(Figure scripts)
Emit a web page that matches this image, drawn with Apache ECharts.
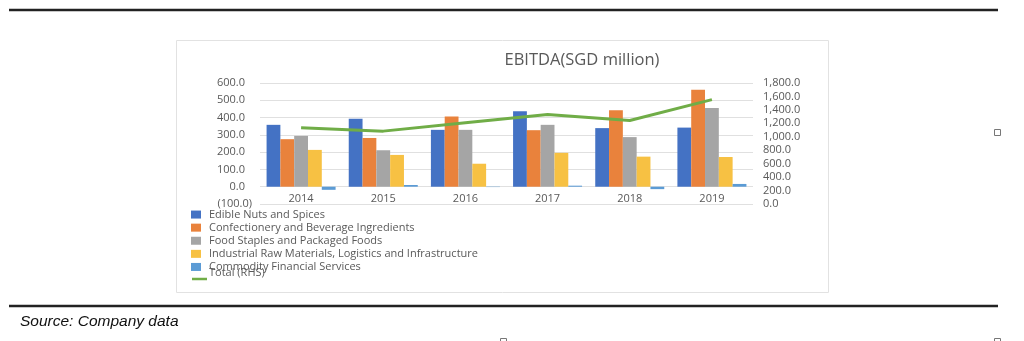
<!DOCTYPE html>
<html>
<head>
<meta charset="utf-8">
<script src="https://cdn.jsdelivr.net/npm/echarts@6/dist/echarts.min.js"></script>
<style>
html,body{margin:0;padding:0;background:#fff;}
#chart{width:1024px;height:341px;}
</style>
</head>
<body>
<div id="chart"></div>
<script>
const categories = ['2014', '2015', '2016', '2017', '2018', '2019'];
const edibleNuts = [358, 393, 329, 437, 339, 342];
const confectionery = [275, 282, 406, 327, 443, 561];
const foodStaples = [294, 211, 329, 358, 287, 455];
const industrial = [213, 184, 133, 196, 174, 172];
const commodityFin = [-18, 10, -2, 6, -14, 16];
const totalRHS = [1134, 1084, 1208, 1331, 1243, 1553];

const seriesNames = [
  'Edible Nuts and Spices',
  'Confectionery and Beverage Ingredients',
  'Food Staples and Packaged Foods',
  'Industrial Raw Materials, Logistics and Infrastructure',
  'Commodity Financial Services'
];
const totalName = 'Total (RHS)';
const colors = ['#4472C4', '#E9823C', '#A5A5A5', '#F7C143', '#5B9BD5'];
const barData = [edibleNuts, confectionery, foodStaples, industrial, commodityFin];

const FONT = '"Open Sans", "Noto Sans", sans-serif';
const TXT = '#595959';

function fmtLeft(v) {
  return v < 0 ? '(' + Math.abs(v).toFixed(1) + ')' : '{p|' + v.toFixed(1) + '}';
}
function fmtRight(v) {
  return v.toLocaleString('en-US', {minimumFractionDigits: 1, maximumFractionDigits: 1});
}

const chart = echarts.init(document.getElementById('chart'), null, {renderer: 'canvas'});

const series = barData.map((d, i) => ({
  name: seriesNames[i],
  type: 'bar',
  data: d,
  yAxisIndex: 0,
  barGap: '0%',
  barCategoryGap: '16%',
  itemStyle: {color: colors[i]},
  z: 3
}));
series.push({
  name: totalName,
  type: 'line',
  data: totalRHS,
  yAxisIndex: 1,
  symbol: 'none',
  lineStyle: {color: '#70AD47', width: 3},
  itemStyle: {color: '#70AD47'},
  z: 5
});

chart.setOption({
  animation: false,
  backgroundColor: '#fff',
  title: {
    text: 'EBITDA(SGD million)',
    left: 577,
    top: 47,
    textAlign: 'center',
    textStyle: {fontFamily: FONT, fontSize: 16.5, fontWeight: 'normal', color: TXT}
  },
  graphic: [
    {type: 'rect', shape: {x: 176.5, y: 40.5, width: 652, height: 252}, style: {fill: '#fff', stroke: '#e2e2e2', lineWidth: 1}, z: -10},
    {type: 'line', shape: {x1: 9, y1: 10, x2: 998, y2: 10}, style: {stroke: '#222', lineWidth: 2.5}},
    {type: 'line', shape: {x1: 9, y1: 306, x2: 998, y2: 306}, style: {stroke: '#222', lineWidth: 2.5}},
    {type: 'rect', shape: {x: 994.5, y: 129.5, width: 6, height: 6}, style: {fill: '#fff', stroke: '#777', lineWidth: 1}},
    {type: 'rect', shape: {x: 500.5, y: 338.5, width: 6, height: 6}, style: {fill: '#fff', stroke: '#777', lineWidth: 1}},
    {type: 'rect', shape: {x: 994.5, y: 338.5, width: 6, height: 6}, style: {fill: '#fff', stroke: '#777', lineWidth: 1}},
    {type: 'line', shape: {x1: 192, y1: 279, x2: 207, y2: 279}, style: {stroke: '#70AD47', lineWidth: 2.5}},
    {type: 'text', left: 20, top: 314, style: {text: 'Source: Company data', font: 'italic 15.5px "Liberation Sans", Arial, sans-serif', fill: '#111'}}
  ],
  grid: {left: 260, right: 271, top: 83, height: 121, containLabel: false},
  legend: [
    {
      data: seriesNames.map(n => ({name: n, icon: 'rect'})),
      orient: 'vertical',
      left: 191,
      top: 208,
      padding: 0,
      itemWidth: 10,
      itemHeight: 8,
      itemGap: 0,
      textStyle: {fontFamily: FONT, fontSize: 11, color: TXT, lineHeight: 13.1, padding: [0, 0, 0, 3]}
    },
    {
      data: [{name: totalName, icon: 'rect', itemStyle: {opacity: 0}}],
      orient: 'vertical',
      left: 191,
      top: 266,
      padding: 0,
      itemWidth: 13,
      itemHeight: 3,
      itemGap: 0,
      textStyle: {fontFamily: FONT, fontSize: 11, color: TXT, lineHeight: 13}
    }
  ],
  xAxis: {
    type: 'category',
    data: categories,
    axisLine: {show: false, onZero: false},
    axisTick: {show: false},
    axisLabel: {fontFamily: FONT, fontSize: 11, color: TXT, margin: -11}
  },
  yAxis: [
    {
      type: 'value',
      min: -100, max: 600, interval: 100,
      axisLine: {show: false},
      axisTick: {show: false},
      splitLine: {lineStyle: {color: '#e0e0e0', width: 1}},
      axisLabel: {fontFamily: FONT, fontSize: 11, color: TXT, margin: 8, formatter: fmtLeft,
        rich: {p: {fontFamily: FONT, fontSize: 11, color: TXT, padding: [0, 7, 0, 0]}}}
    },
    {
      type: 'value',
      min: 0, max: 1800, interval: 200,
      axisLine: {show: false},
      axisTick: {show: false},
      splitLine: {show: false},
      axisLabel: {fontFamily: FONT, fontSize: 11, color: TXT, margin: 10, formatter: fmtRight}
    }
  ],
  series: series
});
</script>
</body>
</html>
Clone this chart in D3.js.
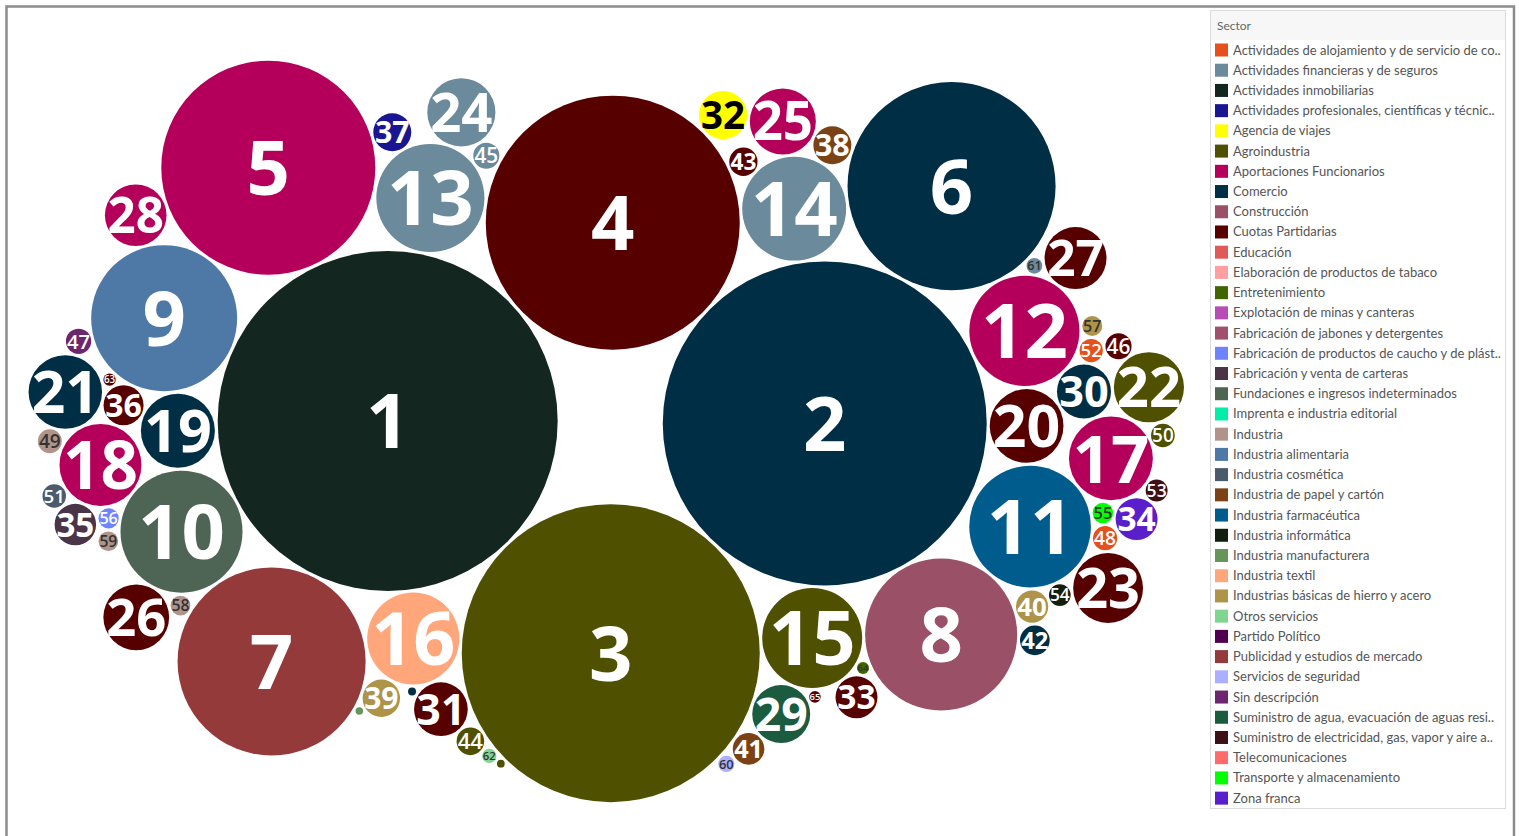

→ **Exercise directions**:
Above are records with pictures; repeat the records exactly and leave the pictures out.

→ **Response to this exercise**:
Emit a web page that matches this image, drawn with Apache ECharts.
<!DOCTYPE html>
<html>
<head>
<meta charset="utf-8">
<script src="https://cdn.jsdelivr.net/npm/echarts@6/dist/echarts.min.js"></script>
<style>
html,body{margin:0;padding:0;background:#fff;}
#chart{width:1024px;height:341px;}
</style>
</head>
<body>
<div id="chart"></div>
<script>
const categories = ['2014', '2015', '2016', '2017', '2018', '2019'];
const edibleNuts = [358, 393, 329, 437, 339, 342];
const confectionery = [275, 282, 406, 327, 443, 561];
const foodStaples = [294, 211, 329, 358, 287, 455];
const industrial = [213, 184, 133, 196, 174, 172];
const commodityFin = [-18, 10, -2, 6, -14, 16];
const totalRHS = [1134, 1084, 1208, 1331, 1243, 1553];

const seriesNames = [
  'Edible Nuts and Spices',
  'Confectionery and Beverage Ingredients',
  'Food Staples and Packaged Foods',
  'Industrial Raw Materials, Logistics and Infrastructure',
  'Commodity Financial Services'
];
const totalName = 'Total (RHS)';
const colors = ['#4472C4', '#E9823C', '#A5A5A5', '#F7C143', '#5B9BD5'];
const barData = [edibleNuts, confectionery, foodStaples, industrial, commodityFin];

const FONT = '"Open Sans", "Noto Sans", sans-serif';
const TXT = '#595959';

function fmtLeft(v) {
  return v < 0 ? '(' + Math.abs(v).toFixed(1) + ')' : '{p|' + v.toFixed(1) + '}';
}
function fmtRight(v) {
  return v.toLocaleString('en-US', {minimumFractionDigits: 1, maximumFractionDigits: 1});
}

const chart = echarts.init(document.getElementById('chart'), null, {renderer: 'canvas'});

const series = barData.map((d, i) => ({
  name: seriesNames[i],
  type: 'bar',
  data: d,
  yAxisIndex: 0,
  barGap: '0%',
  barCategoryGap: '16%',
  itemStyle: {color: colors[i]},
  z: 3
}));
series.push({
  name: totalName,
  type: 'line',
  data: totalRHS,
  yAxisIndex: 1,
  symbol: 'none',
  lineStyle: {color: '#70AD47', width: 3},
  itemStyle: {color: '#70AD47'},
  z: 5
});

chart.setOption({
  animation: false,
  backgroundColor: '#fff',
  title: {
    text: 'EBITDA(SGD million)',
    left: 577,
    top: 47,
    textAlign: 'center',
    textStyle: {fontFamily: FONT, fontSize: 16.5, fontWeight: 'normal', color: TXT}
  },
  graphic: [
    {type: 'rect', shape: {x: 176.5, y: 40.5, width: 652, height: 252}, style: {fill: '#fff', stroke: '#e2e2e2', lineWidth: 1}, z: -10},
    {type: 'line', shape: {x1: 9, y1: 10, x2: 998, y2: 10}, style: {stroke: '#222', lineWidth: 2.5}},
    {type: 'line', shape: {x1: 9, y1: 306, x2: 998, y2: 306}, style: {stroke: '#222', lineWidth: 2.5}},
    {type: 'rect', shape: {x: 994.5, y: 129.5, width: 6, height: 6}, style: {fill: '#fff', stroke: '#777', lineWidth: 1}},
    {type: 'rect', shape: {x: 500.5, y: 338.5, width: 6, height: 6}, style: {fill: '#fff', stroke: '#777', lineWidth: 1}},
    {type: 'rect', shape: {x: 994.5, y: 338.5, width: 6, height: 6}, style: {fill: '#fff', stroke: '#777', lineWidth: 1}},
    {type: 'line', shape: {x1: 192, y1: 279, x2: 207, y2: 279}, style: {stroke: '#70AD47', lineWidth: 2.5}},
    {type: 'text', left: 20, top: 314, style: {text: 'Source: Company data', font: 'italic 15.5px "Liberation Sans", Arial, sans-serif', fill: '#111'}}
  ],
  grid: {left: 260, right: 271, top: 83, height: 121, containLabel: false},
  legend: [
    {
      data: seriesNames.map(n => ({name: n, icon: 'rect'})),
      orient: 'vertical',
      left: 191,
      top: 208,
      padding: 0,
      itemWidth: 10,
      itemHeight: 8,
      itemGap: 0,
      textStyle: {fontFamily: FONT, fontSize: 11, color: TXT, lineHeight: 13.1, padding: [0, 0, 0, 3]}
    },
    {
      data: [{name: totalName, icon: 'rect', itemStyle: {opacity: 0}}],
      orient: 'vertical',
      left: 191,
      top: 266,
      padding: 0,
      itemWidth: 13,
      itemHeight: 3,
      itemGap: 0,
      textStyle: {fontFamily: FONT, fontSize: 11, color: TXT, lineHeight: 13}
    }
  ],
  xAxis: {
    type: 'category',
    data: categories,
    axisLine: {show: false, onZero: false},
    axisTick: {show: false},
    axisLabel: {fontFamily: FONT, fontSize: 11, color: TXT, margin: -11}
  },
  yAxis: [
    {
      type: 'value',
      min: -100, max: 600, interval: 100,
      axisLine: {show: false},
      axisTick: {show: false},
      splitLine: {lineStyle: {color: '#e0e0e0', width: 1}},
      axisLabel: {fontFamily: FONT, fontSize: 11, color: TXT, margin: 8, formatter: fmtLeft,
        rich: {p: {fontFamily: FONT, fontSize: 11, color: TXT, padding: [0, 7, 0, 0]}}}
    },
    {
      type: 'value',
      min: 0, max: 1800, interval: 200,
      axisLine: {show: false},
      axisTick: {show: false},
      splitLine: {show: false},
      axisLabel: {fontFamily: FONT, fontSize: 11, color: TXT, margin: 10, formatter: fmtRight}
    }
  ],
  series: series
});
</script>
</body>
</html>
Clone this chart in D3.js.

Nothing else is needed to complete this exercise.